Results of Postgres wal_compression option
ModificationsTotal size of WAL files (MB)
No modifications208.1
wal_compression enabled81.0
xz -28.6
wal_compression enabled PLUS xz -29.4

Table 1 shows some baseline compression values for the three popular programs gzip, bzip2, and xz. Both gzip and bzip2 show little change in the file sizes as the compression strength is raised. However, xz has a relatively large jump when going from -2 to -3, although the time cost increases to an unacceptable 5.9 seconds. As a starting point, something well under one second is desired.

Among those three, xz is the clear winner, shrinking the file to 3.07 MB with a compression argument of -2, and taking 1.2 seconds to do so. Both gzip and bzip2 never even reach this file size, even when using a -9 argument. For that matter, the best compression gzip can ever achieve is 4.23 MB, which the other programs can beat without breakng a sweat.

Table 2 demonstrates two ways of invoking the lrzip program: the -l option (lzo compression - described in the lrzip documentation as "ultra fast") and the -z option (zpaq compression - "extreme compression, extreme slow").
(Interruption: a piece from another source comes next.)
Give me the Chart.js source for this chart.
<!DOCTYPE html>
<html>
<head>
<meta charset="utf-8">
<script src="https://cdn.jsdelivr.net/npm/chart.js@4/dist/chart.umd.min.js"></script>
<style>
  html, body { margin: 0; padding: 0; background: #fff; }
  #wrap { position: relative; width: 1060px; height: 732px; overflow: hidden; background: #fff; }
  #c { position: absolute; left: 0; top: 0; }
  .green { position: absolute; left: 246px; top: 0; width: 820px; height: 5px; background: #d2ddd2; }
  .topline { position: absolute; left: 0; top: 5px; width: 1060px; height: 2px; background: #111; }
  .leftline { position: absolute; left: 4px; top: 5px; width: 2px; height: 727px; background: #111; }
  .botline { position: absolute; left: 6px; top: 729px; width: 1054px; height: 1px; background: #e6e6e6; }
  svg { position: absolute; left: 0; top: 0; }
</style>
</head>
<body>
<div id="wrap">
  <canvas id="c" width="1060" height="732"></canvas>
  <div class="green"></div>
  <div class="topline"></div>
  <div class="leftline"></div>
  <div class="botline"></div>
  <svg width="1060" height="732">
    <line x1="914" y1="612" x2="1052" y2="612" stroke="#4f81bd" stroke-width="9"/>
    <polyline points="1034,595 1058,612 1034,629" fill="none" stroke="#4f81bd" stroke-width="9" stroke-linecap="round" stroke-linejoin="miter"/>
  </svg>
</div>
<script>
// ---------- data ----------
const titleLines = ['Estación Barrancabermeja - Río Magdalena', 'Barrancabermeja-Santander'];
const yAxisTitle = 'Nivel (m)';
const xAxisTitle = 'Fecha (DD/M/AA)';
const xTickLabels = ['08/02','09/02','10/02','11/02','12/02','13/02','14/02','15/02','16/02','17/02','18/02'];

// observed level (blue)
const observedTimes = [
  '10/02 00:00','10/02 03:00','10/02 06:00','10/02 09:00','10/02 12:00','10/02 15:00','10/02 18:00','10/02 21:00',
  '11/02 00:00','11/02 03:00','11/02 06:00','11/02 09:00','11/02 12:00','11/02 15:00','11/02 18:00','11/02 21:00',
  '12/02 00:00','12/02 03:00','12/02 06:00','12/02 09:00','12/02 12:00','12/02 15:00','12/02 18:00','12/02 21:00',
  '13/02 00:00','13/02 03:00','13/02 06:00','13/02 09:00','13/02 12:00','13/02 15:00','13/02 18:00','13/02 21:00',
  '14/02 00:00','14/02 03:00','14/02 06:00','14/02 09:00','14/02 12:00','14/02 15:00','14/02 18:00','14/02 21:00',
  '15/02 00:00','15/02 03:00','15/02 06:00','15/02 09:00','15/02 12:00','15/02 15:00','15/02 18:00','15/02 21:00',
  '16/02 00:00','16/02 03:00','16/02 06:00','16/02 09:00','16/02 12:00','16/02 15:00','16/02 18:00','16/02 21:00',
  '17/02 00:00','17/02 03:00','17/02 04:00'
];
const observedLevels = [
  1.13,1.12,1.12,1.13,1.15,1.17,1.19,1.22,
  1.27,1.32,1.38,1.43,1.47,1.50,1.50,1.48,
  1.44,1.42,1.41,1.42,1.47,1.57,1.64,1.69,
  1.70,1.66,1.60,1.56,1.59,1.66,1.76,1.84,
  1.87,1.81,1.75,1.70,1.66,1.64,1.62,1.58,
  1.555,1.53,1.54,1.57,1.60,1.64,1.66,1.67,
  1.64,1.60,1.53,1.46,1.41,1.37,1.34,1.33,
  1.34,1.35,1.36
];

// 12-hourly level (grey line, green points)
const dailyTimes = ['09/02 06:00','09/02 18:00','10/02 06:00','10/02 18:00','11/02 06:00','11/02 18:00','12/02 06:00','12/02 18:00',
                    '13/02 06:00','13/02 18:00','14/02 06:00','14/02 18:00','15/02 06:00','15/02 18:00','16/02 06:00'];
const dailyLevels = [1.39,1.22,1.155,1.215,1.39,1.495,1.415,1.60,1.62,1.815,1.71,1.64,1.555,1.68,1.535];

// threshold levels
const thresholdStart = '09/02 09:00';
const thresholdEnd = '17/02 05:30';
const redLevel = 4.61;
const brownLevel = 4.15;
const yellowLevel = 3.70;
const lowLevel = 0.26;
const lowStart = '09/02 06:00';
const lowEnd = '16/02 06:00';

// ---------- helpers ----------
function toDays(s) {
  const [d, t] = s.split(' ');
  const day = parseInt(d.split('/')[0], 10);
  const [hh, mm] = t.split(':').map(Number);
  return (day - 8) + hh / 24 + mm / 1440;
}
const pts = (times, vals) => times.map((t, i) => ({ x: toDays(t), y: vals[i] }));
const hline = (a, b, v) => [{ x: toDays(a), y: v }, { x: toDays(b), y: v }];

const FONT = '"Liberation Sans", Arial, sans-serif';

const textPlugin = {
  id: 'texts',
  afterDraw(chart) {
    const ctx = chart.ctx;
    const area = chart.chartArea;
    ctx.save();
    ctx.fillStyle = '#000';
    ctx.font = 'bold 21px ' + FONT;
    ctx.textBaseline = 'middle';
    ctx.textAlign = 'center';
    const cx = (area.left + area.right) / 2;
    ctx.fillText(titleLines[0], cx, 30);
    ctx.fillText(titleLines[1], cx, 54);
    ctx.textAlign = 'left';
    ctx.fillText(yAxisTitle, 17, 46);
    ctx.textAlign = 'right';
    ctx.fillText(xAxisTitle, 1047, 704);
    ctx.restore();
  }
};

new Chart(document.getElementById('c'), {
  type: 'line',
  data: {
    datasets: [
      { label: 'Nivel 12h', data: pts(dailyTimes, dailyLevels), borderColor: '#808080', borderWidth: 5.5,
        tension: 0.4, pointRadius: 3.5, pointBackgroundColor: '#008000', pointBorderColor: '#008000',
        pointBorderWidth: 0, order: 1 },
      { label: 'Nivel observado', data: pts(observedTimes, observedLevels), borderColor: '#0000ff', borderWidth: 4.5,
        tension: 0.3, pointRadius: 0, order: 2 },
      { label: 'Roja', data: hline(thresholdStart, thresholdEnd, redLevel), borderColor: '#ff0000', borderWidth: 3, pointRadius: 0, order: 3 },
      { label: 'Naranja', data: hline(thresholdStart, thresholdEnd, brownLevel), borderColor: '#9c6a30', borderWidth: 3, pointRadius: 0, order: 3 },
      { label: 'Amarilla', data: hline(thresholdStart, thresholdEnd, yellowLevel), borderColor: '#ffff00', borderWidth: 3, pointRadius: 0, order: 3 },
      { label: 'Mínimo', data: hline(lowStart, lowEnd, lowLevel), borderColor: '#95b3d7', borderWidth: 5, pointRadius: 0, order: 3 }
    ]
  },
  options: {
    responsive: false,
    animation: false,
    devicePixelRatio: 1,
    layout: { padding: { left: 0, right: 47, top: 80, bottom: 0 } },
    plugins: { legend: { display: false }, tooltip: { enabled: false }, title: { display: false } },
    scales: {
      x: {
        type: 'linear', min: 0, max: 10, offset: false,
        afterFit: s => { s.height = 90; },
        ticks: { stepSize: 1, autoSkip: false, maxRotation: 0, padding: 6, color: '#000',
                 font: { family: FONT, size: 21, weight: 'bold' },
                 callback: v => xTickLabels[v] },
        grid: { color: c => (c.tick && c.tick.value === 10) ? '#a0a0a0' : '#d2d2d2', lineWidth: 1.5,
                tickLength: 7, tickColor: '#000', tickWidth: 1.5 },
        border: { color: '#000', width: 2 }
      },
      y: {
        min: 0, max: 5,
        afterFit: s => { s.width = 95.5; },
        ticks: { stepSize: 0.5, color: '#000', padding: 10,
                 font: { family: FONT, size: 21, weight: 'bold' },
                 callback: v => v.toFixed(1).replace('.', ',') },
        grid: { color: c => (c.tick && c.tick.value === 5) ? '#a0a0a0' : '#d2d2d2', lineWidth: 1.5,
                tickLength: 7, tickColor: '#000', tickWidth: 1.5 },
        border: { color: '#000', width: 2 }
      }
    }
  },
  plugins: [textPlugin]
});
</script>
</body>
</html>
All of those superlatives are supported by the data. The -l option runs extremely fast: even at -L5 the total clock time is still only .39 seconds. Unfortunately, the file size hovers around an undesirable 5.5 MB, no matter what compression level is used. The -z option produces the smallest file of all the programs here (2.48 MB) at a whopping cost of over 30 seconds! Even the smallest compression level (-L1) takes 3.5 seconds to produce a 3.4 MB file. Thus, lrzip is clearly out of the competition.

Compression in action (photo by Eric Armstrong)

The most interesting program is without a doubt 7za. Unlike the others, it is organized around creating archives, and thus doesn't do in-place compression as the others do. Nevertheless, the results are quite good. At the lowest level, it takes a mere 0.13 seconds to produce a 3.18 MB file. As it takes xz 1.19 seconds to produce a nearly equivalent 3.10 MB file, 7za is the clear winner ... if we had only a single core available. :)

It is rare to find a modern server with a single processor, and a crop of compression programs have appeared to support this new paradigm. First up is the amazing pigz, which is a parallel version of gzip. As Table 3 shows, pigz is extraordinarily fast on our 16 core box, taking a mere 0.05 seconds to run at compression level -1, and only 0.25 seconds to run at compression level -9. Sadly, it still suffers from the fact that gzip is simply not good at compressing WAL files, as the smallest size was 4.23 MB. This rules out pigz from consideration.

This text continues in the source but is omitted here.